Thursday, January 22, 2009

How to tell if fruit is awesome or if it will make you cry: Part 1 in the Produce Series

Dear Tricia, I need a fruit lesson! I have the recipe for Jason's Deli Fruit dip and I am wanting to try all the dip/fruit combos. But how do I know what is in season when? How do I know if the fruit is good or not? Do I thump it? Shake it? Ask it? Kick it?!

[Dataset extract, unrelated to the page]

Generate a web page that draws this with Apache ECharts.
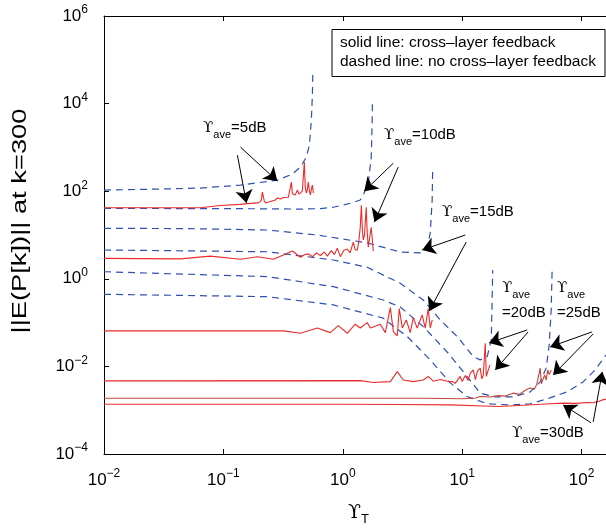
<!DOCTYPE html>
<html>
<head>
<meta charset="utf-8">
<script src="https://cdn.jsdelivr.net/npm/echarts@6.0.0/dist/echarts.min.js"></script>
<style>
  html, body { margin: 0; padding: 0; background: #fff; }
  #chart { width: 606px; height: 529px; }
</style>
</head>
<body>
<div id="chart"></div>
<script>
// values, [Upsilon_T, ||E(P[k])||]
const dashed5 = [[0.01, 106], [0.0297, 112], [0.0643, 118], [0.139, 138], [0.283, 179], [0.378, 245],
  [0.441, 355], [0.495, 603], [0.525, 1122], [0.545, 4169], [0.556, 15490], [0.561, 48980]];
const dashed10 = [[0.01, 40.5], [0.1, 40], [0.3, 39.5], [0.441, 39], [0.65, 40], [0.834, 43], [1.16, 53],
  [1.40, 63], [1.485, 82], [1.634, 153], [1.731, 600], [1.76, 3570], [1.77, 11970]];
const dashed15 = [[0.01, 14.2], [0.05, 14], [0.233, 13], [0.612, 10], [1.6, 6.6], [3.03, 4.1], [4.45, 3.9],
  [5.09, 5.3], [5.4, 11], [5.6, 63], [5.66, 355]];
const dashed20 = [[0.01, 4.54], [0.233, 4.15], [0.834, 2.69], [1.6, 1.83], [3.03, 0.789], [4.72, 0.328],
  [6.55, 0.115], [9.08, 0.048], [12.4, 0.0167], [14.15, 0.0141], [16.2, 0.0167], [17.5, 0.040],
  [17.8, 0.328], [18.0, 1.59]];
const dashed25 = [[0.01, 1.45], [0.233, 1.12], [0.834, 0.661], [2.18, 0.328], [3.03, 0.227], [4.72, 0.0809],
  [7.64, 0.020], [11.0, 0.00585], [14.15, 0.00245], [18.9, 0.00201], [26.7, 0.00201], [37.1, 0.00262],
  [45.0, 0.00443], [50.5, 0.00925], [53.5, 0.0309], [55.6, 0.195], [56.6, 1.59]];
const dashed30 = [[0.01, 0.443], [0.233, 0.391], [0.834, 0.253], [2.18, 0.126], [3.47, 0.0478], [5.4, 0.0141],
  [7.94, 0.00421], [11.0, 0.00205], [16.2, 0.0014], [25.2, 0.00132], [37.1, 0.0014], [54.5, 0.00191],
  [75.6, 0.00262], [103, 0.00443], [130, 0.00834], [160, 0.0183]];

const solid5 = [[0.01, 42], [0.064, 42], [0.094, 47], [0.139, 50], [0.159, 52], [0.196, 54], [0.207, 60],
  [0.212, 95], [0.22, 60], [0.225, 54], [0.247, 58], [0.27, 62], [0.283, 70], [0.30, 66], [0.318, 72],
  [0.35, 73], [0.36, 80], [0.371, 161], [0.378, 88], [0.385, 91], [0.40, 82], [0.416, 106], [0.43, 86],
  [0.441, 82], [0.458, 100], [0.476, 461], [0.485, 120], [0.495, 91], [0.505, 110], [0.514, 161],
  [0.525, 100], [0.535, 82], [0.545, 110], [0.556, 138], [0.567, 91]];
const solid10 = [[0.01, 2.93], [0.0436, 2.85], [0.0778, 3.3], [0.139, 2.8], [0.193, 3.2], [0.262, 2.8],
  [0.318, 3.5], [0.378, 4.3], [0.441, 3.1], [0.48, 3.6], [0.514, 3.7], [0.56, 3.2], [0.60, 3.9], [0.649, 3.4],
  [0.70, 4.1], [0.741, 3.3], [0.80, 4.4], [0.85, 3.6], [0.90, 5.0], [0.953, 3.2], [1.02, 4.5], [1.09, 4.8],
  [1.15, 3.9], [1.224, 6.9], [1.27, 4.6], [1.32, 4.5], [1.36, 7], [1.40, 15], [1.43, 48], [1.46, 12],
  [1.485, 7.7], [1.52, 10], [1.57, 43], [1.60, 12], [1.634, 5.3], [1.68, 9], [1.73, 15], [1.80, 4.3]];
const solid15 = [[0.01, 0.0646], [0.318, 0.0646], [0.441, 0.057], [0.612, 0.0755], [0.785, 0.059],
  [0.916, 0.085], [1.09, 0.057], [1.27, 0.092], [1.40, 0.0755], [1.60, 0.10], [1.70, 0.0755], [2.06, 0.092],
  [2.27, 0.059], [2.50, 0.22], [2.65, 0.062], [2.86, 0.05], [2.97, 0.21], [3.15, 0.0755], [3.40, 0.115],
  [3.67, 0.059], [3.89, 0.128], [4.20, 0.075], [4.62, 0.15], [4.90, 0.075], [5.19, 0.21], [5.40, 0.0755],
  [5.61, 0.115]];
const solid20 = [[0.01, 0.00467], [1.40, 0.00474], [1.80, 0.0043], [2.50, 0.0045], [2.86, 0.0076],
  [3.21, 0.0049], [3.89, 0.0045], [4.72, 0.0049], [5.19, 0.0059], [5.72, 0.0046], [6.55, 0.0050],
  [7.64, 0.0045], [8.24, 0.0045], [8.73, 0.0041], [9.62, 0.0059], [10.0, 0.0045], [10.6, 0.0062],
  [11.2, 0.0048], [11.7, 0.0070], [12.36, 0.0083], [12.9, 0.0050], [13.4, 0.0078], [14.15, 0.0091],
  [14.6, 0.0052], [15.0, 0.0062], [15.6, 0.0338], [15.9, 0.0059], [16.5, 0.0082], [17.1, 0.0108]];
const solid25 = [[0.01, 0.00188], [5, 0.00188], [10, 0.00182], [13, 0.0019], [14.15, 0.00205], [17, 0.002],
  [20, 0.00215], [23, 0.0021], [26.7, 0.00245], [30, 0.0023], [34, 0.0029], [37.1, 0.0032], [40, 0.003],
  [42, 0.0038], [45, 0.0091], [46, 0.004], [49, 0.0064], [50.5, 0.0049], [52, 0.0083], [53.5, 0.0065],
  [55.6, 0.0083]];
const solid30 = [[0.01, 0.00137], [1, 0.00137], [3, 0.00135], [8, 0.00132], [15, 0.00125], [20, 0.00121],
  [30, 0.00128], [50, 0.00138], [70, 0.00145], [90, 0.00143], [110, 0.0015], [125, 0.00148], [140, 0.0016],
  [150, 0.00172], [160, 0.00179]];

// arrows: [tail, head]
const arrows = [
  [[0.131, 665], [0.156, 53.6]], [[0.139, 1014], [0.283, 170]],
  [[2.65, 437], [1.51, 100]], [[2.91, 355], [1.84, 19.7]],
  [[10.6, 9.98], [4.62, 4.54]], [[10.8, 6.91], [5.30, 0.1845]],
  [[35.0, 0.0679], [16.8, 0.0344]], [[35.6, 0.0612], [18.9, 0.00832]],
  [[122, 0.0612], [54.5, 0.0279]], [[125, 0.0551], [57.7, 0.0064]],
  [[120, 0.000515], [70.0, 0.00132]], [[125, 0.000542], [149, 0.0075]]
];

const FONT = '"Liberation Sans", Arial, sans-serif';
const RED = '#ec2b2b';
const BLUE = '#2f50b0';

const chart = echarts.init(document.getElementById('chart'));

function powLabel(v) {
  const e = Math.round(Math.log10(v));
  return '{b|10}{e|' + String(e).replace('-', '\u2212') + '}';
}
const tickRich = {
  b: { fontFamily: FONT, fontSize: 17, lineHeight: 24, verticalAlign: 'middle', color: '#000' },
  e: { fontFamily: FONT, fontSize: 12, lineHeight: 10, verticalAlign: 'top', color: '#000' }
};
const annRich = {
  u: { fontFamily: '"DejaVu Serif", serif', fontSize: 15, lineHeight: 24, verticalAlign: 'middle', color: '#000' },
  s: { fontFamily: FONT, fontSize: 11, lineHeight: 11, verticalAlign: 'bottom', color: '#000' },
  m: { fontFamily: FONT, fontSize: 15, lineHeight: 24, verticalAlign: 'middle', color: '#000' }
};
const axisCommon = {
  type: 'log',
  axisLine: { show: true, lineStyle: { color: '#000', width: 1 } },
  axisTick: { show: true, inside: true, length: 5, lineStyle: { color: '#000' } },
  splitLine: { show: false },
  minorTick: { show: false }
};

function dashed(data) {
  return { type: 'line', data: data, symbol: 'none', lineStyle: { color: BLUE, width: 1.2, type: [7, 5] } };
}
function solid(data, color) {
  return { type: 'line', data: data, symbol: 'none', lineStyle: { color: color || RED, width: 1.1 } };
}

function ann(text, x, y) {
  return { type: 'text', x: x, y: y, style: { text: text, rich: annRich, align: 'left', verticalAlign: 'top' } };
}

const series = [
  dashed(dashed5), dashed(dashed10), dashed(dashed15), dashed(dashed20), dashed(dashed25), dashed(dashed30),
  solid(solid5), solid(solid10), solid(solid15), solid(solid20), solid(solid25, '#c0453b'), solid(solid30)
];
series.push({
  type: 'line', data: [], symbol: 'none',
  markLine: {
    silent: true,
    symbol: ['none', 'arrow'],
    symbolSize: 13,
    label: { show: false },
    lineStyle: { color: '#000', width: 1, type: 'solid' },
    emphasis: { disabled: true },
    data: arrows.map(a => [{ coord: a[0] }, { coord: a[1] }])
  }
});

const option = {
  animation: false,
  grid: { left: 104, right: 0, top: 16, bottom: 75, containLabel: false },
  xAxis: [
    Object.assign({}, axisCommon, {
      min: 0.01, max: 160, position: 'bottom',
      axisLabel: { margin: 14, formatter: powLabel, rich: tickRich, showMaxLabel: false }
    }),
    Object.assign({}, axisCommon, {
      min: 0.01, max: 160, position: 'top', axisLabel: { show: false }
    })
  ],
  yAxis: Object.assign({}, axisCommon, {
    logBase: 100, min: 1e-4, max: 1e6,
    axisLabel: { margin: 16, formatter: powLabel, rich: tickRich }
  }),
  series: series,
  graphic: [
    { type: 'rect', shape: { x: 332, y: 29.5, width: 273, height: 47 },
      style: { fill: '#fff', stroke: '#000', lineWidth: 1 }, z: 10 },
    { type: 'text', x: 340, y: 42.5, z: 11,
      style: { text: 'solid line: cross\u2013layer feedback', font: '15.5px ' + FONT, fill: '#000', verticalAlign: 'middle' } },
    { type: 'text', x: 340, y: 61.5, z: 11,
      style: { text: 'dashed line: no cross\u2013layer feedback', font: '15.5px ' + FONT, fill: '#000', verticalAlign: 'middle' } },
    ann('{u|\u03d2}{s|ave}{m|=5dB}', 203, 116),
    ann('{u|\u03d2}{s|ave}{m|=10dB}', 384, 123),
    ann('{u|\u03d2}{s|ave}{m|=15dB}', 442, 200),
    ann('{u|\u03d2}{s|ave}', 502, 276),
    ann('{m|=20dB}', 502, 301),
    ann('{u|\u03d2}{s|ave}', 557, 276),
    ann('{m|=25dB}', 557, 301),
    ann('{u|\u03d2}{s|ave}{m|=30dB}', 512, 421),
    { type: 'text', x: 348, y: 500,
      style: { text: '{u|\u03d2}{t|T}', align: 'left', verticalAlign: 'top',
        rich: {
          u: { fontFamily: '"DejaVu Serif", serif', fontSize: 19, lineHeight: 26, verticalAlign: 'middle', color: '#000' },
          t: { fontFamily: FONT, fontSize: 13, lineHeight: 13, verticalAlign: 'bottom', color: '#000' }
        } } },
    { type: 'text', x: 20, y: 221, rotation: Math.PI / 2, scaleX: 1.3,
      style: { text: '||E(P[k])|| at k=300', font: '21px ' + FONT, fill: '#000', align: 'center', verticalAlign: 'middle' } }
  ]
};

chart.setOption(option);
</script>
</body>
</html>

What an awesome question! I am definitely a fan of asking fruit if its in season. I do it all the time. It doesn't always answer me, but I like for it to know that I value its feelings. Shaking and kicking... not the greatest ways of checking to see if its good.
This question is like opening up pandora's box on this blog because I totally geek out over produce. It's my favorite section of the grocery store and I have been known to get pretty misty-eyed over perfectly-ripe peaches. (Its true. It was cute, fuzzy, it smelled good... like a puppy, except peaches don't shit on your carpet and chew up the couch. Peaches probably taste better than a puppy too.) Because the topic is pretty broad, I'm going to post it in different sections and start with winter, since that's what we're in the dead of right now.
Winter time is best suited for citrus fruit. Weird, right? You think lemons and oranges, and you think summer. But no... winter is when citrus in season. Limes, lemons, grapefruits, oranges, tangerines, kiwi; these are all your basic citrus fruits. When you're shopping for oranges and all of their weird hybrid orange friends (like tangelos, tangerines, clementines, kumquats), you want to pick the orange that is heavy for its size. A heavy orange means there's plenty of juice in it. Oranges from Florida (Valencia) tend to have more juice in them, but not be as attractive as oranges from southern California. Kind of like people, eh? People from LA and those damn Housewives from Orange County have the style, but Floridians have the substance. You'll probably notice most of your orange juice is marketed as Valencia orange juice from Florida. Here's a cool secret about picking oranges. You know how some of them are green at the ends? That's a GOOD thing. Buy those oranges. That means they stayed on the tree for a long time to fully ripen. The chlorophyll from the tree is what turns the starch into sugar to give you a really sweet orange. But when there's no starch left and its all sugar, the chlorophyll had no where to go but to the peel. It's called re-greening and its telling you "Holla! Pick me!"
With lemons, limes, and grapefruits, same thing. Go for a heavier fruit so that you know its juicy. Have you ever tried to make a cocktail with a lime and its all dried up when you cut it open? Its heart breaking. It ruins your cocktail. Don't worry about any brown spots on limes. Sometimes they just get a little sunburn.
With kiwi, you want to pick a soft one, depending on when you plan on eating it. If you don't want to eat it for a few days, pick one that is firm so that it'll be ripe by the time you want it. If you want to eat one soon, find a soft kiwi that yields to gentle pressure and doesn't have soft spots from being squished or dropped by the produce guy. I saw him do it. He dropped one. Don't get that one, get the one next to it.
Also in season in the earlier months of winter are apples and pears. With apples, you want to choose one that is firm, doesn't have spots from being dropped, and doesn't have any mold on the bottom of it where that little brown nub is. If you're cooking with apples, pick a crisper apple to holds up well to heat like Granny Smith or Gala. Macintosh aren't great for cooking with; they tend to get mealy and no one likes applesauce when its not supposed to be applesauce.
Pears are tricky because they're never ripe in the grocery store. I usually buy one and don't get to eat it until like 4 days later. Pears are just like kiwi: if you want to wait to eat it (like you have a choice), choose a firm one and it'll ripen up at home on the counter. If you want one right away, choose the softest one you can find. Just give it a little squeeze and make sure that same produce guy didn't drop it right after he dropped that kiwi. Also, avoid pears that have soft brown spots on them from being dropped. Those spots grow really fast and before you know it, the entire pear is one giant soft brown spot. No fun.
Another way to check apples and pears for ripeness is to smell them. If you can find a pear that really smells like a pear, it's good as gold.
If you want to know what else is in season while you're shopping, check the stickers on the fruit and see what country they're from. If they're from South America, they're likely not in season. But if they're from the United States or Mexico, they're closer to home and closer to being in season. They'll also probably be easier to understand when you ask them if they're in season.